# Platies and Melafix



## La Reina (Oct 25, 2009)

I brought home three male platies from PetSmart yesterday afternoon. Two of which has frayed fins, and one fish in their store tank had what appeared to be fin rot. I dosed my quarentine tank with the prescribed amount of Melafix and went to bed. Upon waking, all three fish were very sluggish, with one lying on his belly in the gravel. I did a full water change six hours later and all three fish were back to normal activity within 20 minutes.

In the "Medicine" sticky topic on this board it says that Melafix does not work well with all fish types. With my recent experience I would not reccomend using Melafix with platies.
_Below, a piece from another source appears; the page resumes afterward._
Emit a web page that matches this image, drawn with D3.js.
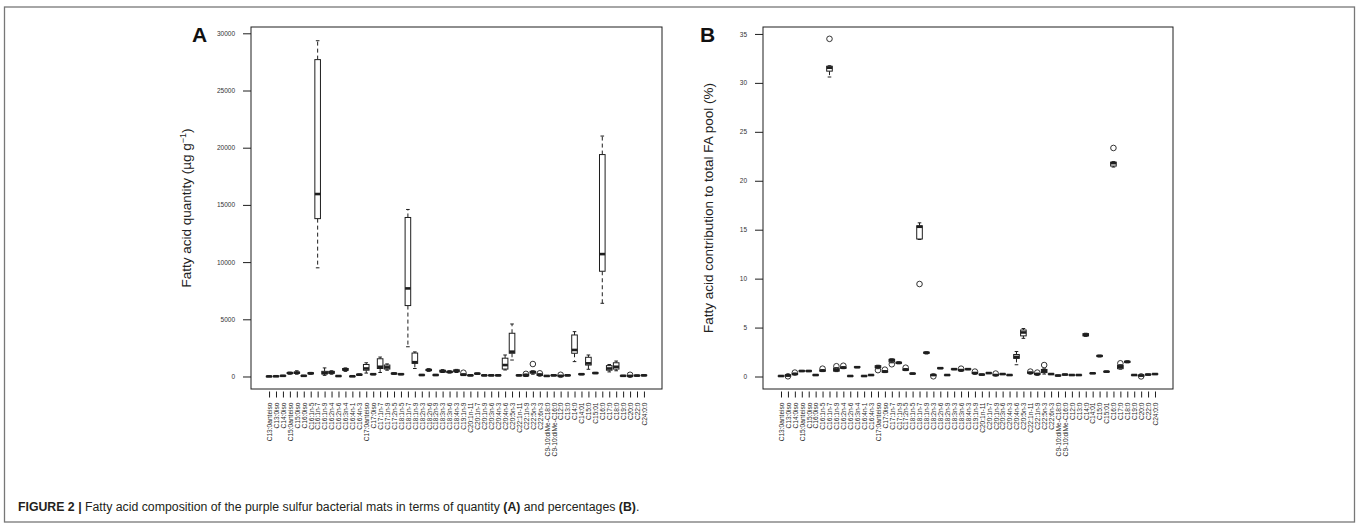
<!DOCTYPE html>
<html><head><meta charset="utf-8">
<script src="https://cdn.jsdelivr.net/npm/d3@7"></script>
<style>
body{margin:0;background:#fff;}
text{font-family:"Liberation Sans",Arial,sans-serif;}
</style>
</head><body>
<svg id="c" width="1362" height="529"></svg>
<script>
const categories = ["C13:0anteiso","C13:0iso","C14:0iso","C15:0anteiso","C15:0iso","C16:0iso","C16:1n-5","C16:1n-7","C16:1n-9","C16:2n-4","C16:2n-6","C16:3n-4","C16:4n-1","C16:4n-3","C17:0anteiso","C17:0iso","C17:1n-7","C17:1n-9","C17:2n-5","C18:1n-5","C18:1n-7","C18:1n-9","C18:2n-3","C18:2n-6","C18:2n-9","C18:3n-3","C18:3n-6","C18:4n-3","C19:1n-9","C20:1n-11","C20:1n-7","C20:1n-9","C20:3n-6","C20:4n-3","C20:4n-6","C20:5n-3","C22:1n-11","C22:1n-9","C22:5n-3","C22:6n-3","C9-10:diMe-C18:0","C9-10:diMe-C16:0","C12:0","C13:0","C14:0","C14:01","C15:0","C15:01","C16:0","C17:0","C18:0","C19:0","C20:0","C22:0","C24:0:0"];

// Panel A: quantity (µg g-1) box statistics
const qtyMin = [0,0,20,200,200,20,200,9500,100,200,0,450,0,100,300,150,350,550,200,150,2600,700,80,450,80,350,300,350,100,60,200,60,60,60,570,1440,60,0,200,50,20,60,0,60,1300,150,630,250,6400,400,500,20,0,40,60];
const qtyQ1  = [5,10,40,260,280,40,240,13800,220,280,20,550,10,130,550,180,700,650,230,180,6200,1150,110,520,110,400,350,420,130,80,230,80,80,80,650,2030,80,60,300,100,40,80,30,80,2030,180,1000,280,9200,550,650,40,30,60,80];
const qtyMed = [10,20,60,300,330,60,280,15950,300,350,40,600,20,160,700,200,850,800,260,200,7700,1250,130,570,130,450,400,480,150,100,250,100,100,100,1000,2170,100,100,380,150,50,100,50,100,2320,200,1150,300,10700,700,850,60,50,80,100];
const qtyQ3  = [20,35,80,340,380,80,320,27700,450,450,60,700,30,190,1050,230,1550,1000,290,230,13900,2050,150,620,150,550,450,580,200,120,280,120,120,120,1600,3780,120,180,450,200,60,120,80,120,3630,230,1680,330,19400,950,1200,80,70,100,120];
const qtyMax = [30,50,100,380,500,100,360,29350,750,500,80,750,40,220,1200,260,1700,1100,320,260,14600,2150,180,680,180,600,500,620,230,140,300,140,140,140,1880,4590,140,220,500,230,80,140,100,140,3920,260,1880,360,21020,1050,1350,100,90,120,140];
const qtyOutliers = [["C19:1n-9",330],["C22:1n-9",230],["C22:5n-3",1090],["C22:6n-3",280],["C12:0",150],["C20:0",150]];
const qtyTicks = [0,5000,10000,15000,20000,25000,30000];

// Panel B: contribution to total FA pool (%) box statistics
const pctMin = [0.02,0.05,0.2,0.5,0.5,0.1,0.5,30.6,0.5,0.8,0.02,0.9,0.02,0.12,0.8,0.4,1.4,1.3,0.6,0.25,14.0,2.3,0.1,0.8,0.12,0.7,0.55,0.7,0.25,0.15,0.3,0.1,0.2,0.12,1.2,3.9,0.3,0.15,0.25,0.2,0.06,0.16,0.12,0.12,4.1,0.3,2.0,0.45,21.4,0.75,1.4,0.12,0.05,0.16,0.2];
const pctQ1  = [0.04,0.08,0.22,0.53,0.53,0.12,0.55,31.2,0.55,0.85,0.04,0.93,0.04,0.14,0.9,0.45,1.5,1.35,0.65,0.28,14.05,2.38,0.12,0.83,0.14,0.73,0.6,0.73,0.3,0.18,0.33,0.12,0.22,0.14,1.85,4.15,0.35,0.2,0.4,0.22,0.08,0.18,0.14,0.14,4.15,0.32,2.05,0.48,21.5,0.8,1.45,0.14,0.08,0.18,0.22];
const pctMed = [0.05,0.1,0.25,0.56,0.56,0.15,0.6,31.55,0.65,0.9,0.05,0.95,0.05,0.15,1.0,0.5,1.7,1.4,0.7,0.3,15.3,2.43,0.15,0.85,0.15,0.75,0.65,0.75,0.35,0.2,0.35,0.15,0.25,0.15,2.0,4.5,0.38,0.25,0.55,0.25,0.1,0.2,0.15,0.15,4.25,0.33,2.1,0.5,21.8,1.0,1.5,0.15,0.1,0.2,0.25];
const pctQ3  = [0.07,0.15,0.3,0.6,0.6,0.18,0.65,31.7,0.85,0.95,0.07,1.0,0.07,0.17,1.1,0.55,1.75,1.45,0.75,0.32,15.4,2.48,0.18,0.88,0.17,0.78,0.7,0.78,0.4,0.22,0.38,0.18,0.27,0.17,2.25,4.75,0.42,0.3,0.72,0.28,0.12,0.22,0.17,0.17,4.38,0.35,2.15,0.52,21.9,1.15,1.55,0.17,0.12,0.22,0.28];
const pctMax = [0.09,0.2,0.35,0.62,0.62,0.2,0.7,31.75,0.9,1.0,0.09,1.02,0.09,0.19,1.15,0.6,1.8,1.5,0.8,0.35,15.7,2.52,0.2,0.9,0.19,0.8,0.72,0.8,0.42,0.25,0.4,0.2,0.3,0.19,2.55,4.9,0.45,0.33,0.78,0.3,0.14,0.24,0.19,0.19,4.42,0.37,2.18,0.55,21.95,1.2,1.6,0.19,0.15,0.24,0.3];
const pctOutliers = [["C13:0iso",0.02],["C14:0iso",0.4],["C16:1n-5",0.8],["C16:1n-7",34.5],["C16:1n-9",1.05],["C16:2n-4",1.1],["C17:0anteiso",0.65],["C17:0iso",0.7],["C17:1n-7",1.25],["C17:2n-5",0.9],["C18:1n-7",9.45],["C18:2n-3",0.02],["C18:3n-6",0.8],["C19:1n-9",0.5],["C20:1n-9",0.3],["C22:1n-11",0.5],["C22:1n-9",0.4],["C22:5n-3",1.17],["C16:0",23.35],["C17:0",1.35],["C20:0",0.01]];
const pctTicks = [0,5,10,15,20,25,30,35];

const svg = d3.select("#c");
svg.append("rect").attr("width",1362).attr("height",529).attr("fill","#fff");

const INK = "#1e1e1e";

function panel(o){
  const g = svg.append("g");
  const x = d3.scalePoint().domain(categories).range([o.left,o.right]).padding(2.6);
  const y = d3.scaleLinear().domain(o.domain).range([o.bottom,o.top]);
  const bw = 5.6;

  // y axis
  const ya = g.append("g").attr("transform",`translate(${o.left},0)`)
    .call(d3.axisLeft(y).tickValues(o.ticks).tickSize(8).tickPadding(8).tickFormat(d3.format("d")));
  ya.select(".domain").remove();
  ya.selectAll("line").attr("stroke",INK).attr("stroke-width",1);
  ya.selectAll("text").attr("font-size",6.5).attr("fill","#333").attr("font-family","Liberation Sans, Arial, sans-serif");

  // x axis
  const xa = g.append("g").attr("transform",`translate(0,${o.bottom+2.5})`)
    .call(d3.axisBottom(x).tickSize(6));
  xa.select(".domain").remove();
  xa.selectAll("line").attr("stroke",INK).attr("stroke-width",1);
  xa.selectAll("text").attr("font-size",6.6).attr("fill","#2a2a2a")
    .attr("font-family","Liberation Sans, Arial, sans-serif")
    .attr("transform","rotate(-90)").attr("x",-11).attr("y",0).attr("dy","0.35em")
    .style("text-anchor","end");

  // boxes
  const bx = g.append("g");
  categories.forEach((c,i)=>{
    const cx = x(c);
    const s = o.stats;
    const mn=s.min[i], q1=s.q1[i], md=s.med[i], q3=s.q3[i], mx=s.max[i];
    const b = bx.append("g");
    if (mx > q3) {
      b.append("line").attr("x1",cx).attr("x2",cx).attr("y1",y(q3)).attr("y2",y(mx))
        .attr("stroke",INK).attr("stroke-width",1).attr("stroke-dasharray","4,3");
      b.append("line").attr("x1",cx-1.8).attr("x2",cx+1.8).attr("y1",y(mx)).attr("y2",y(mx))
        .attr("stroke",INK).attr("stroke-width",1);
    }
    if (mn < q1) {
      b.append("line").attr("x1",cx).attr("x2",cx).attr("y1",y(q1)).attr("y2",y(mn))
        .attr("stroke",INK).attr("stroke-width",1).attr("stroke-dasharray","4,3");
      b.append("line").attr("x1",cx-1.8).attr("x2",cx+1.8).attr("y1",y(mn)).attr("y2",y(mn))
        .attr("stroke",INK).attr("stroke-width",1);
    }
    b.append("rect").attr("x",cx-bw/2).attr("width",bw)
      .attr("y",y(q3)).attr("height",Math.max(0.5,y(q1)-y(q3)))
      .attr("fill","#fff").attr("stroke",INK).attr("stroke-width",1);
    b.append("line").attr("x1",cx-bw/2).attr("x2",cx+bw/2).attr("y1",y(md)).attr("y2",y(md))
      .attr("stroke",INK).attr("stroke-width",2.6);
  });
  o.outliers.forEach(([c,v])=>{
    bx.append("circle").attr("cx",x(c)).attr("cy",y(v)).attr("r",2.8)
      .attr("fill","none").attr("stroke",INK).attr("stroke-width",0.9);
  });

  // frame
  g.append("rect").attr("x",o.left).attr("y",o.top).attr("width",o.right-o.left).attr("height",o.bottom-o.top)
    .attr("fill","none").attr("stroke",INK).attr("stroke-width",1);

  // y label
  const yl = g.append("text").attr("transform",`translate(${o.ylabX},${(o.top+o.bottom)/2}) rotate(-90)`)
    .attr("text-anchor","middle").attr("font-size",13.5).attr("fill","#222");
  o.ylab(yl);

  // panel letter
  g.append("text").attr("x",o.letterX).attr("y",42).attr("font-size",21).attr("font-weight","bold")
    .attr("fill","#111").text(o.letter);
}

panel({
  left:251,right:662,top:27,bottom:389,
  domain:[-1093,30551], ticks:qtyTicks,
  stats:{min:qtyMin,q1:qtyQ1,med:qtyMed,q3:qtyQ3,max:qtyMax},
  outliers:qtyOutliers, letter:"A", letterX:192, ylabX:191,
  ylab:t=>{ t.append("tspan").text("Fatty acid quantity (µg g");
            t.append("tspan").attr("dy",-5).attr("font-size",9).text("−1");
            t.append("tspan").attr("dy",5).text(")"); }
});
panel({
  left:763,right:1173,top:27,bottom:389,
  domain:[-1.277,35.71], ticks:pctTicks,
  stats:{min:pctMin,q1:pctQ1,med:pctMed,q3:pctQ3,max:pctMax},
  outliers:pctOutliers, letter:"B", letterX:700, ylabX:713,
  ylab:t=>t.text("Fatty acid contribution to total FA pool (%)")
});

// outer figure frame
svg.append("rect").attr("x",4.5).attr("y",7).attr("width",1350).attr("height",515)
  .attr("fill","none").attr("stroke","#777").attr("stroke-width",1.3);

// caption
const cap = svg.append("text").attr("x",18).attr("y",511).attr("font-size",12.3).attr("fill","#231f20");
cap.append("tspan").attr("font-weight","bold").text("FIGURE 2 |");
cap.append("tspan").text(" Fatty acid composition of the purple sulfur bacterial mats in terms of quantity ");
cap.append("tspan").attr("font-weight","bold").text("(A)");
cap.append("tspan").text(" and percentages ");
cap.append("tspan").attr("font-weight","bold").text("(B)");
cap.append("tspan").text(".");
</script>
</body></html>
If you have any experience using this medicine with this type of fish, please post to either prove or contradict me.


----------



## Angel079 (Feb 14, 2007)

I hadn't used it on a platy, but a Betta w/out issues (over weeks actually till fin rot was cured fully).

Have you does too high ML in comparison to your gallons? Did you have a air stone in the tank while doing it?

I honestly wouldn't see why it would affect them so bad if its the meds, if it worked wonderful for the Betta, unless the oxygen was the problem?


----------



## La Reina (Oct 25, 2009)

I did use an airstone and correct dosage...

Oh, you know what, I layed a piece of saran wrap over the tank, therefore trapping CO2 in the water. Stupid me.


----------



## Lupin (Aug 2, 2006)

I've never liked Melafix and any other herbal med for that matter. Melafix can potentially choke the fish if the oil seeps too much in their gills. Same with Pimafix and aloe vera. For minor issues suchas finrot and injuries, I just do daily water changes.


----------



## 1077 (Apr 16, 2008)

I agree with lupin.
Have found that proper water parameters along with every other day ,or every two day water changes that many fish can recover completely from any number of Ilnessses.
Not to say that medications don't have their place, I just choose to try cleaning up the enviornment of the fishes first.
Also agree that meds and or conditioners that contain oil, would almost cetainly also coat the fishes gills and nostrils and could in this way further stress the fishes.


----------